I now declare 2012 the year of Michelle
I need to be kinder to myself and do some serious investing in me. Do things that make me happy this year. Take a few weekend cooking classes or take up a hobby learn something new.
I need to make time for bubble baths and enjoy every free second I have to soak in yummy hot bubbles.
I need to spend more time with people that matter a lot to me my parents my sister my cousin Sandra my dear friend Joey and my love Annamarie. I don't know what I would do with out these people this last year of my life. Especially Joey and Annamarie. Both put in my life at just the right time by I think God cause he knew I would need them.
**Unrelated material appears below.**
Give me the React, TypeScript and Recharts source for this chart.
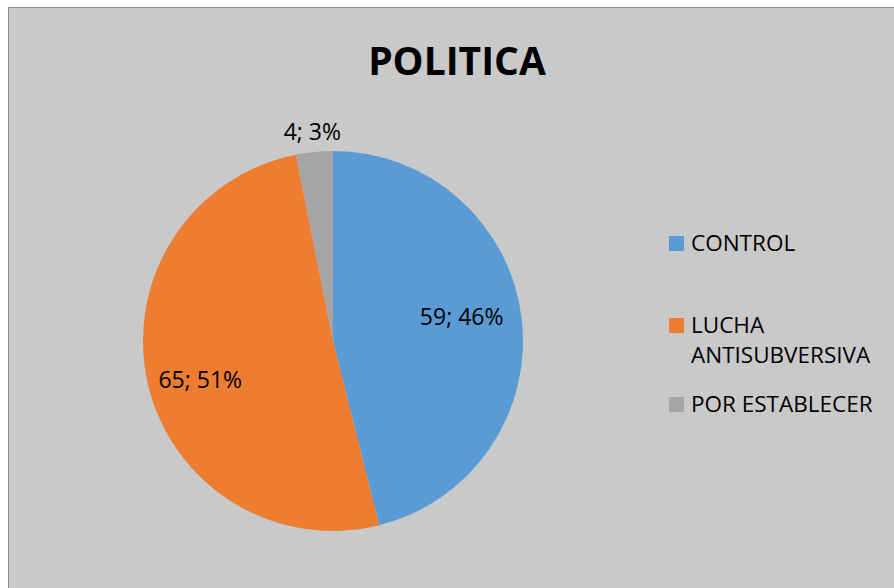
import React from 'react';
import { PieChart, Pie, Cell, Legend } from 'recharts';

const categories = ['CONTROL', 'LUCHA ANTISUBVERSIVA', 'POR ESTABLECER'];
const values = [59, 65, 4];
const percentLabels = ['46%', '51%', '3%'];
const colors = ['#5b9bd5', '#ed7d31', '#a5a5a5'];

const data = categories.map((name, i) => ({ name, value: values[i], pct: percentLabels[i] }));

const FONT = '"Open Sans", "Liberation Sans", sans-serif';
const RAD = Math.PI / 180;

// label placement tweaks (best-fit style, like the original)
const labelRadius = [0.69, 0.727, 1.11];
const labelAngleShift = [4, 3.4, 0];

const renderLabel = (props: any) => {
  const { cx, cy, midAngle, outerRadius, index } = props;
  const r = outerRadius * labelRadius[index];
  const a = (midAngle + labelAngleShift[index]) * RAD;
  const x = cx + r * Math.cos(-a);
  const y = cy + r * Math.sin(-a);
  const d = data[index];
  return (
    <text x={x} y={y} textAnchor="middle" dominantBaseline="central" fill="#000" fontSize={23} fontFamily={FONT}>
      {`${d.value}; ${d.pct}`}
    </text>
  );
};

const LegendContent = () => (
  <div style={{ fontFamily: FONT, fontSize: 22.5, color: '#000', lineHeight: '30px' }}>
    {data.map((d, i) => (
      <div key={d.name} style={{ display: 'flex', alignItems: 'flex-start', marginBottom: i === 0 ? 52 : 19 }}>
        <span style={{ width: 15, height: 15, background: colors[i], marginTop: 8, marginRight: 7, flexShrink: 0 }} />
        <span style={{ width: 210 }}>
          {d.name === 'LUCHA ANTISUBVERSIVA' ? (
            <>LUCHA<br />ANTISUBVERSIVA</>
          ) : (
            d.name
          )}
        </span>
      </div>
    ))}
  </div>
);

export default function App() {
  return (
    <div style={{ position: 'fixed', left: 0, top: 0, width: 894, height: 588, overflow: 'hidden', background: '#fff' }}>
      <div
        style={{
          position: 'absolute',
          left: 8,
          top: 7,
          width: 900,
          height: 600,
          background: '#c9c9c9',
          borderTop: '1px solid #8c8c8c',
          borderLeft: '1px solid #8c8c8c',
        }}
      >
        <PieChart width={900} height={600} margin={{ top: 0, right: 0, bottom: 0, left: 0 }}>
          <text x={448} y={51} textAnchor="middle" dominantBaseline="central" fontFamily={FONT} fontWeight="bold" fontSize={39} fill="#000">
            POLITICA
          </text>
          <Pie
            data={data}
            dataKey="value"
            nameKey="name"
            cx={324}
            cy={333}
            outerRadius={190}
            startAngle={90}
            endAngle={-270}
            stroke="none"
            label={renderLabel}
            labelLine={false}
            isAnimationActive={false}
          >
            {data.map((d, i) => (
              <Cell key={d.name} fill={colors[i]} />
            ))}
          </Pie>
          <Legend content={<LegendContent />} wrapperStyle={{ left: 660, top: 220, width: 232 }} />
        </PieChart>
      </div>
    </div>
  );
}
I need to only be kind to people who are kind to me. You get what you give and that energy surrounds you like all of the time. if you talk rudely to me or treat me sour expect the same in return.
I need to stop making excuse for people. That's something I do alot I don't need any one else's weight in me.
I'm going to read more silly I know but I love reading I have zero thine though.
I'm spending more time at church it makes me feel good.
I need to be taken care of a little more not a whole lot but I am going to allow myself to snuggle and cuddle more then I usually do cause I like it and I can't seem to get enough of it these days which is far from my past life when I was hardly ever held like that.
The list goes on. But I think doing these things immediately to start my year off will help me to take better care of the two little shinning stars in my life.